Magnetic flows on 3D contact sub-Riemannian manifolds via the Rumin complex
Davide Barilari, Tania Bossio, Valentina Franceschi
TL;DR
This work proposes a consistent magnetic theory on three-dimensional contact sub-Riemannian manifolds by representing magnetic fields as closed horizontal Rumin 2-forms $\beta\in\Omega^2_H(M)$. Magnetic geodesics are shown to depend only on $\beta$ via a magnetic Hamiltonian $H_A$ with $\beta=d_H A$, and the Rumin complex provides the correct second-order differential structure for fields living in dimension three. The dynamics are interpreted geometrically by lifting to $\overline{M}=M\times\mathbb{R}$, where the lifted distribution is Engellike when $\beta\neq0$, and the zero locus $\mathcal{Z}$ of $\beta$ governs the step, abnormal trajectories, and the Maxwell-type closure condition $d\beta=0$ expressed as a divergence constraint.
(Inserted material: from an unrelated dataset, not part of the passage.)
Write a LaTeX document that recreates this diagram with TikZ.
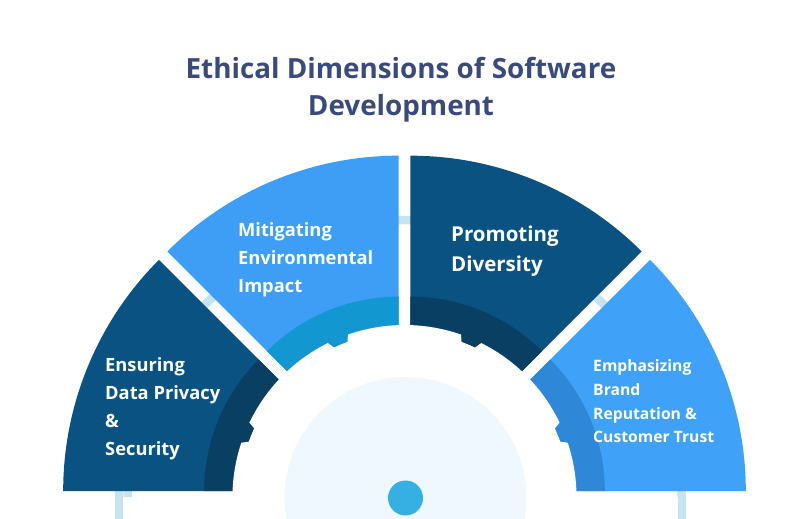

The paper combines precise algebraic criteria for the lift's step with explicit Heisenberg-group examples to connect magnetic flow, lifted sub-Riemannian geometry, and Montgomery's classical correspondence in a sub-Riemannian setting, yielding a framework for future analysis of zero loci and abnormal dynamics in low dimensions.
Abstract
We show that the appropriate notion of magnetic field on three-dimensional contact sub-Riemannian manifolds is given by a closed Rumin differential two-form. We introduce horizontal magnetic flows starting from magnetic potential one-forms, proving that the flow depends only on the Rumin differential of the potential. Notably, in dimension three the Rumin differential acts on one-forms as a second-order differential operator. We further prove that such magnetic flows can be interpreted as a geodesic flow on a suitably lifted sub-Riemannian structure, which is of Engel type when the magnetic field is non-vanishing. In the general case, when the magnetic field may vanish, we analyze the geometry of the lifted structure, characterizing its step and abnormal trajectories in terms of the analytical properties of the magnetic field. Our work is inspired by the classical correspondence, first observed by Montgomery, between Riemannian magnetic flows and sub-Riemannian geometry.